:: DATA SECTION
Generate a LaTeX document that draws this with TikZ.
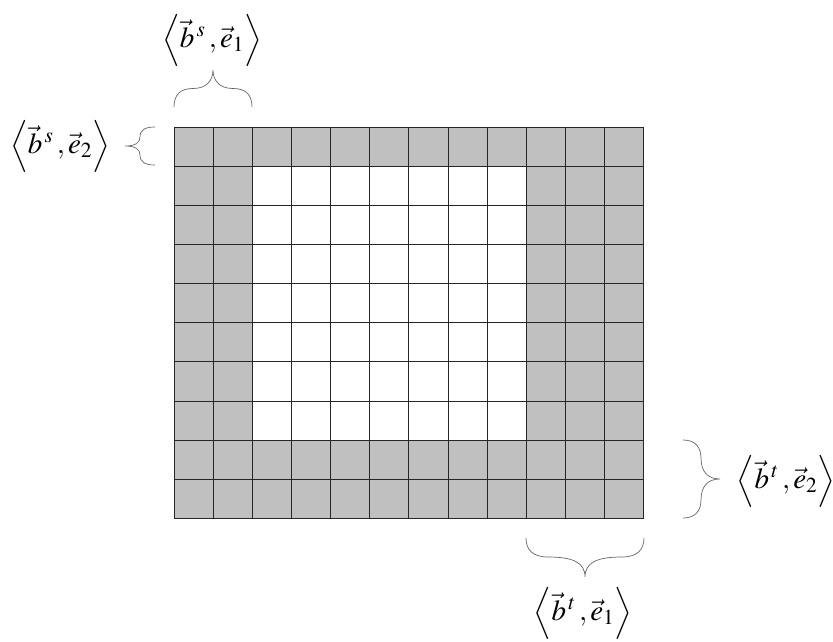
\documentclass[tikz,border=0pt]{standalone}
\usepackage{mathptmx}
\definecolor{cellgray}{RGB}{192,192,192}
\definecolor{bracegray}{RGB}{100,100,100}
\begin{document}
\begin{tikzpicture}[x=1pt,y=-1pt,
  gridline/.style={line width=0.9pt, draw=black!85},
  bracepath/.style={line width=0.7pt, draw=bracegray},
  lbl/.style={inner sep=0pt, font=\fontsize{29}{34}\selectfont}]
\useasboundingbox (0,0) rectangle (833,642);
\def\c{39.15}
% cells
\fill[cellgray] (174,127) rectangle (174+12*\c,127+10*\c);
\fill[white] (174+2*\c,127+\c) rectangle (174+9*\c,127+8*\c);
\foreach \i in {0,...,12} \draw[gridline] (174+\i*\c,127) -- (174+\i*\c,127+10*\c);
\foreach \j in {0,...,10} \draw[gridline] (174,127+\j*\c) -- (174+12*\c,127+\j*\c);
% braces
\draw[bracepath] (174,107) .. controls (174,95) and (180,88.5) .. (193,88.5)
  .. controls (207,88.5) and (213,80) .. (213,70)
  .. controls (213,80) and (219,88.5) .. (233,88.5)
  .. controls (246,88.5) and (252,95) .. (252,107);
\draw[bracepath] (155,127) .. controls (145,127) and (140,130) .. (140,137)
  .. controls (140,143) and (135,146) .. (125,146)
  .. controls (135,146) and (140,149) .. (140,155)
  .. controls (140,162) and (145,165) .. (155,165);
\draw[bracepath] (683,440) .. controls (695,440) and (701,447) .. (701,458)
  .. controls (701,472) and (708,479) .. (720,479)
  .. controls (708,479) and (701,486) .. (701,500)
  .. controls (701,511) and (695,518) .. (683,518);
\draw[bracepath] (526,538) .. controls (526,550) and (533,557) .. (548,557)
  .. controls (572,557) and (585,562) .. (585,577)
  .. controls (585,562) and (598,557) .. (622,557)
  .. controls (637,557) and (644,550) .. (644,538);
% labels
\node[lbl] (ts) at (212,40) {$\left\langle \vec{b}^{\,s}\,,\vec{e}_1\right\rangle$};
\node[lbl] (ls) at (60,146) {$\left\langle \vec{b}^{\,s}\,,\vec{e}_2\right\rangle$};
\node[lbl] (rt) at (786,481) {$\left\langle \vec{b}^{\,t}\,,\vec{e}_2\right\rangle$};
\node[lbl] (bt) at (583,613) {$\left\langle \vec{b}^{\,t}\,,\vec{e}_1\right\rangle$};
\end{tikzpicture}
\end{document}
::::
**SET TASK:** Could you repeat all of the material exactly? Pictures should not be copied.

**ANSWER:**
Generate a LaTeX document that draws this with TikZ.
\documentclass[tikz,border=0pt]{standalone}
\usepackage{mathptmx}
\definecolor{cellgray}{RGB}{192,192,192}
\definecolor{bracegray}{RGB}{100,100,100}
\begin{document}
\begin{tikzpicture}[x=1pt,y=-1pt,
  gridline/.style={line width=0.9pt, draw=black!85},
  bracepath/.style={line width=0.7pt, draw=bracegray},
  lbl/.style={inner sep=0pt, font=\fontsize{29}{34}\selectfont}]
\useasboundingbox (0,0) rectangle (833,642);
\def\c{39.15}
% cells
\fill[cellgray] (174,127) rectangle (174+12*\c,127+10*\c);
\fill[white] (174+2*\c,127+\c) rectangle (174+9*\c,127+8*\c);
\foreach \i in {0,...,12} \draw[gridline] (174+\i*\c,127) -- (174+\i*\c,127+10*\c);
\foreach \j in {0,...,10} \draw[gridline] (174,127+\j*\c) -- (174+12*\c,127+\j*\c);
% braces
\draw[bracepath] (174,107) .. controls (174,95) and (180,88.5) .. (193,88.5)
  .. controls (207,88.5) and (213,80) .. (213,70)
  .. controls (213,80) and (219,88.5) .. (233,88.5)
  .. controls (246,88.5) and (252,95) .. (252,107);
\draw[bracepath] (155,127) .. controls (145,127) and (140,130) .. (140,137)
  .. controls (140,143) and (135,146) .. (125,146)
  .. controls (135,146) and (140,149) .. (140,155)
  .. controls (140,162) and (145,165) .. (155,165);
\draw[bracepath] (683,440) .. controls (695,440) and (701,447) .. (701,458)
  .. controls (701,472) and (708,479) .. (720,479)
  .. controls (708,479) and (701,486) .. (701,500)
  .. controls (701,511) and (695,518) .. (683,518);
\draw[bracepath] (526,538) .. controls (526,550) and (533,557) .. (548,557)
  .. controls (572,557) and (585,562) .. (585,577)
  .. controls (585,562) and (598,557) .. (622,557)
  .. controls (637,557) and (644,550) .. (644,538);
% labels
\node[lbl] (ts) at (212,40) {$\left\langle \vec{b}^{\,s}\,,\vec{e}_1\right\rangle$};
\node[lbl] (ls) at (60,146) {$\left\langle \vec{b}^{\,s}\,,\vec{e}_2\right\rangle$};
\node[lbl] (rt) at (786,481) {$\left\langle \vec{b}^{\,t}\,,\vec{e}_2\right\rangle$};
\node[lbl] (bt) at (583,613) {$\left\langle \vec{b}^{\,t}\,,\vec{e}_1\right\rangle$};
\end{tikzpicture}
\end{document}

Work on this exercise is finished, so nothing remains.